First
thing first – from now on, I’m going to spend almost zero time predicting the
Oscars. This year, that’s precisely what I did, and I got 87 out of 107 Feature
nominations correct – including all 9 Best Picture nominations, 4 out of 5
directors, 17 out of 20 acting nominees and all 10 screenplays. I basically
winged my predictions this year, and did a hell of lot better than when I
actually put thought into them. Who knew?
Reactions
We knew
La La Land was going to be the nomination leader – but tying All About Eve and
Titanic with 14 nominations, the most all time, is a little bit surprising. It’s
hard to argue with those nominations (well, some of them – I don’t think it
needed two song nominations, or the costume design nomination or the Sound
Editing nomination) – but while I’m not a La La Land superfan (when I do my top
10 list next week, it sits outside of it) – it’s a worthy nomination leader –
and likely Best Picture winner. The other major nominees – Moonlight and
Arrival with 8 each and Hacksaw Ridge and Manchester by the Sea with 6
nominations – are not overly surprising – although, Arrival should probably be
in second with 9 (how Amy Adams missed, with all those nominations for that
film, is beyond me) – and Hacksaw Ridge was stronger than I expected – but not
by much. Moonlight or Manchester by the Sea are the ones that may challenge La
La Land – but as of right now, there’s no real indication that either will. The
question is whether their directors (Barry Jenkins and Kenneth Lonergan) can
win the screenplay prizes, while Chazelle wins director, to spread the wealth a
little.
Acting Nominees
Affleck,
Stone, Ali and Davis are still probably your winners. Ruth Negga in Loving – I love
her in it, although I love Joel Edgerton in it even more – was the only real
surprise. Streep got her 20th nominations for Florence Foster
Jenkins – which is the laziest nomination of the day. Even among Oscar films,
they could have gone with Annette Bening in 20th Century Women,
Taraji P. Henson in Hidden Figures or Amy Adams in Arrival – not to mention a
hell of lot more under the radar nominees. I was happy that, unlike the Golden
Globes and BAFTAs, the Academy at least knew that Michael Shannon delivered the
best performance in Nocturnal Animals, not Aaron Taylor Johnson.
The rest
of the nominees were expected – and for the most part, good. For one thing, at
least all of my winners (top 10 coming next week) were at least nominated –
something that hasn’t happened for me in years. Most happy to see Isabelle Huppert
finally get her 1st nomination.
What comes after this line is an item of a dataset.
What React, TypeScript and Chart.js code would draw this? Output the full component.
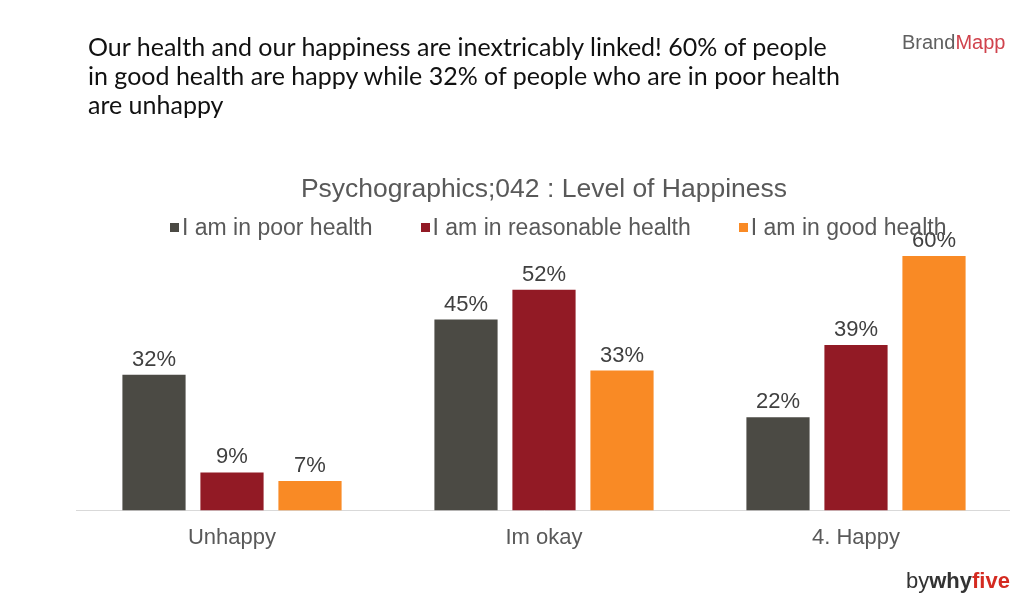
import React, { useEffect, useRef } from "react";
import { Chart, registerables } from "chart.js";

Chart.register(...registerables);

const categories = ["Unhappy", "Im okay", "4. Happy"];
const seriesNames = ["I am in poor health", "I am in reasonable health", "I am in good health"];
const poorHealth = [32, 45, 22];
const reasonableHealth = [9, 52, 39];
const goodHealth = [7, 33, 60];
const seriesColors = ["#4b4a44", "#921a25", "#f98a25"];
const chartTitle = "Psychographics;042 : Level of Happiness";
const headline = [
  "Our health and our happiness are inextricably linked! 60% of people",
  "in good health are happy while 32% of people who are in poor health",
  "are unhappy",
];

const FONT = "'Liberation Sans', Arial, sans-serif";

const valueLabels = {
  id: "valueLabels",
  afterDatasetsDraw(chart: any) {
    const ctx = chart.ctx;
    ctx.save();
    ctx.font = "22px " + FONT;
    ctx.fillStyle = "#404040";
    ctx.textAlign = "center";
    ctx.textBaseline = "alphabetic";
    chart.data.datasets.forEach((ds: any, i: number) => {
      const meta = chart.getDatasetMeta(i);
      meta.data.forEach((bar: any, j: number) => {
        ctx.fillText(ds.data[j] + "%", bar.x, bar.y - 9);
      });
    });
    ctx.restore();
  },
};

export default function App() {
  const ref = useRef<HTMLCanvasElement | null>(null);
  useEffect(() => {
    if (!ref.current) return;
    const data = [poorHealth, reasonableHealth, goodHealth];
    const chart = new Chart(ref.current, {
      type: "bar",
      data: {
        labels: categories,
        datasets: seriesNames.map((n, i) => ({
          label: n,
          data: data[i],
          backgroundColor: seriesColors[i],
          categoryPercentage: 0.75,
          barPercentage: 0.81,
        })),
      },
      options: {
        animation: false,
        responsive: false,
        maintainAspectRatio: false,
        layout: { padding: { left: 76, right: 18, top: 174, bottom: 45 } },
        plugins: {
          title: {
            display: true,
            text: chartTitle,
            color: "#595959",
            font: { size: 26.5, family: FONT, weight: "normal" },
            padding: { top: 0, bottom: 14 },
          },
          legend: { display: false },
          tooltip: { enabled: false },
        },
        scales: {
          x: {
            grid: { display: false, drawTicks: false },
            border: { color: "#d9d9d9", width: 1 },
            ticks: {
              color: "#595959",
              font: { size: 22, family: FONT },
              padding: 14,
            },
          },
          y: { display: false, min: 0, max: 68.5 },
        },
      },
      plugins: [valueLabels],
    });
    return () => chart.destroy();
  }, []);

  return (
    <div style={{ position: "fixed", left: 0, top: 0, width: 1010, height: 610, overflow: "hidden", background: "#ffffff" }}>
      <canvas ref={ref} width={1030} height={610} style={{ position: "absolute", left: 0, top: 0, width: 1030, height: 610 }} />
      <div style={{ position: "absolute", left: 88, top: 32, fontFamily: "Lato, sans-serif", fontSize: 25, lineHeight: "29px", color: "#111", whiteSpace: "nowrap" }}>
        {headline.map((l, i) => (
          <div key={i}>{l}</div>
        ))}
      </div>
      <div style={{ position: "absolute", left: 170, top: 213, display: "flex", gap: 48, fontFamily: FONT, fontSize: 23, lineHeight: "28px", color: "#595959", whiteSpace: "nowrap" }}>
        {seriesNames.map((n, i) => (
          <div key={i} style={{ display: "flex", alignItems: "center" }}>
            <span style={{ display: "inline-block", width: 9, height: 9, background: seriesColors[i], marginRight: 3 }} />
            <span>{n}</span>
          </div>
        ))}
      </div>
      <div style={{ position: "absolute", left: 902, top: 31, fontFamily: FONT, fontSize: 20, color: "#606060" }}>
        Brand<span style={{ color: "#d0434d" }}>Mapp</span>
      </div>
      <div style={{ position: "absolute", left: 906, top: 568, fontFamily: FONT, fontSize: 22, color: "#333", whiteSpace: "nowrap" }}>
        by<b>why</b><b style={{ color: "#d42a20" }}>five</b>
      </div>
    </div>
  );
}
I wish I was among those who loved
Viggo Mortenson in Captain Fantastic – because it always feels good to be a fan
of the little indie film that squeezes in for a nomination – but I wasn’t.
Other Observations
I will be
rooting for Lin Manuel Miranda to complete his EGOT – winning for How Far I’ll
Go for Moana – not only because I am a fan of his work (I saw Hamilton on Broadway
last week, and loved it – even knowing the songs inside out) – but because he
deserves it over the La La Land songs – which may have the edge, but at the
same time, that film has two nominations here, and may split the vote.
Super
happy that Mica Levi’s brilliant Jackie score got nominated – and happy in
general that the music branch went with four first time nominees for Score –
usually, we’re lucky to get one. Happy to see The Lobster screenplay got
nominated, Rodrigo Prieto’s cinematography on Silence get in (the film’s only
nomination), Kubo and the Two Strings get into Visual Effects and Hail Caesar
in Production Design. Not happy to see Passengers show up twice, and 13 Hours
show up once – meaning, I’ll actually have to watch those at some point. Also
not happy that the Academy really does limit what they see – something like The
Handmaiden should clearly be in about a half dozen “below the line” categories,
and didn’t pick up one nomination.
Conclusion
I don’t have
all that much to say – the nominations were not overly surprising, and the race
seems to be fairly dull this year. That may change, and I may come back with
another post later – before my winner predictions post – but I may not – we’ll
have to see if there is anything worth talking about.